Замолчала, и я молчал. Смотрел на ее ноги, в расхристанных шлепанцах с помпошками. Слов не понимал, казалось, она говорила о чем-то, совсем от меня далеком.
– Надо было сразу придти, – повторила Амина, отведя, наконец, взгляд. – Не понимаю, чего ждала. Тахир ходил к ней, сколько, месяца три, наверное, но ладно, раньше, раз в неделю, реже даже. А как ты уехал, оба с ума посходили. Чуть не каждый день. Говорил, что уйдет пораньше. Придет попозже. Еще что-то. Я не верила, конечно. Все равно ждала. У нас семья, ребенок. Как иначе, – снова посмотрела, взгляд потух, глаза стали пустыми, пепельными. Как телефонная трубка, надежно запрятанная под рубашками.
– Ограждалась, – произнес я, после того, как оранжевая вспышка понимания стихла, сжалась обратно в неведомую точку. Вот он, тот заслон, о котором писала бывшему.
– Я поговорить хотела. Спустилась, подождала, когда Тахир уйдет. От нее уйдет. Нет, не поговорить, – прервала себя, – знала, что скажет, что отвечу. Без толку говорить. Она открыла. Даже постель не собрала. Я сказала, кажется, что его не отдам, а она, что он ей и не нужен. Или…. Я не помню. Она… как будто все время ждала, что я сделаю.
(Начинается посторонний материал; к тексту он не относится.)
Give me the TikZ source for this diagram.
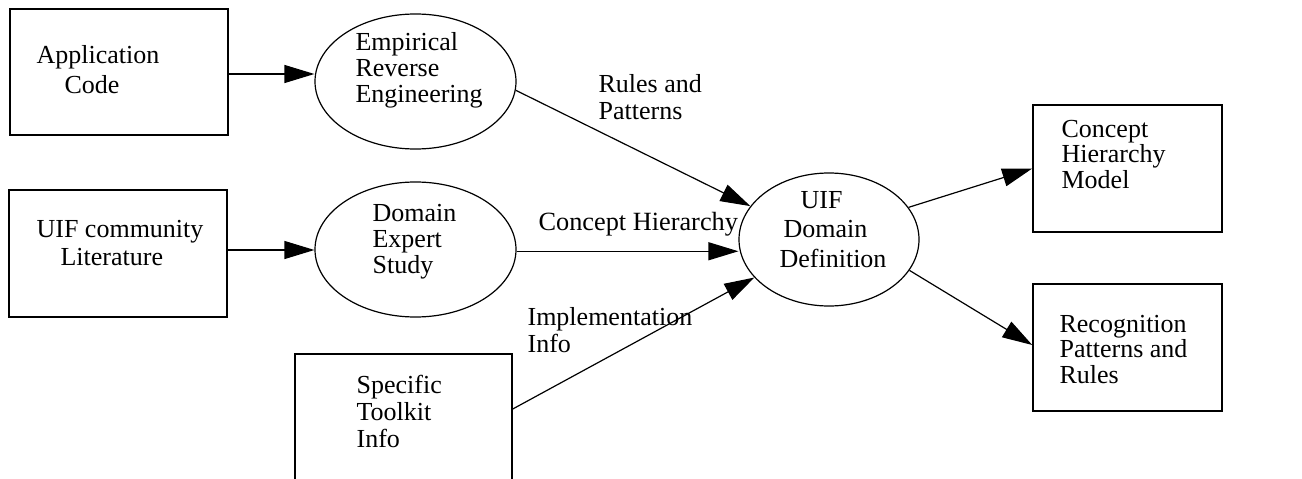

А я боялась, нет, не так. Да, боялась. И что духу не хватит, и что не смогу остановиться. Увидела нож, долго смотрела, я на него, она на меня. Потом ударила. Она перехватила меня, мою руку. Поздно. Вырвала из раны… Потом, кажется, просила прощения. У меня, у тебя. Я тоже… Потом… она упала на постель. И я ушла. Даже дверь не смогла закрыть. Не получилось, – снова подняла глаза, без цвета вовсе. – Сидела в прихожей, ждала Тахира.
– Ты его любишь?
– Я ему ничего не сказала. Сам догадался. Когда узнал, что случилось с Аленой. Он тоже мне ничего не сказал. Так и молчим, с тех пор.